The balancing process begins with the manufacture and assembly of the rotor components. The rotor is forged within a very tight tolerance. Conductor windings, laminations and rotor bars are weighed to assure that all symmetrical components are virtually identical in weight. For example, one pole winding would be manufactured to weigh exactly as much as each of the other pole windings. However, with an apparatus as large as a dynamoelectric salient pole rotor, it is impossible to perfectly balance the rotor about its axis of rotation by precision manufacturing and assembly alone.
The object of rotor balancing is to prevent excessive vibrations at the rotor bearings and to allow smaller clearance between the rotating and stationary parts of the machine. Aerodynamically and electrically, it is ideal to minimize this distance (i.e., windage losses). However, from a safety standpoint, clearance between the stationary and rotating components (including smaller clearances caused by vibration) must be provided. Furthermore, the more perfectly balanced the rotor, the lower are the rotational losses. Therefore, since the requisite rotor balancing cannot be accomplished by manufacturing all subcomponents to a tight tolerance and assembling all subcomponents with precision, additional balancing techniques must be employed.
One technique of balancing the rotor is by affixing weights on the rotor periphery. In this manner, the assembled rotor can be both statically and dynamically balanced. Those skilled in the art know that rotor balancing involves the arrangement of weights in two planes. Preferably the balancing weights should be few and as small in size as possible, thus making residual imbalance as small as possible.

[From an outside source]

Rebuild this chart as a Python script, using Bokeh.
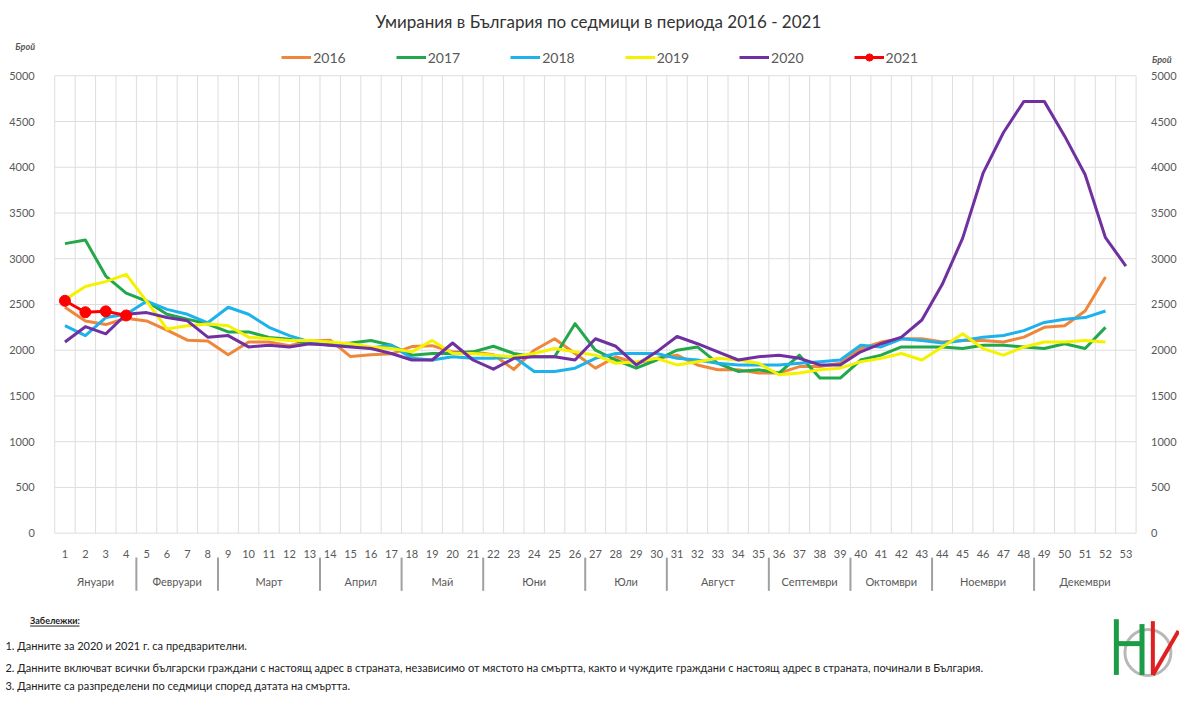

Although, rotor balancing must be kept in mind during construction of the rotor, it is often impossible to predict the preferred balancing locations. Therefore, the most useful rotor design is one that provides flexibility of rotor balancing locations and one that allows for the use of many combinations of relatively small balancing weights.
Salient pole machines are often designed without primary regard to the difficult problem of rotor balancing. They do allow for balancing in two planes; they do not allow for balancing about the quadratures axis of each plane, where the quadrature is the axis of symmetry between the midpoint of the field poles. This inability to balance the rotor in each plane about the direct and quadrature axes has necessitated the use of large balancing weights which cause greater rotational stresses.
Clearly, a salient pole rotor design which provides for the addition of many combinations of small balancing weights about the direct and quadrature axes, one which could be easily adapted to existing generator designs and one which is relatively inexpensive would be widely accepted by the industry and would go far toward achieving optimum rotor design.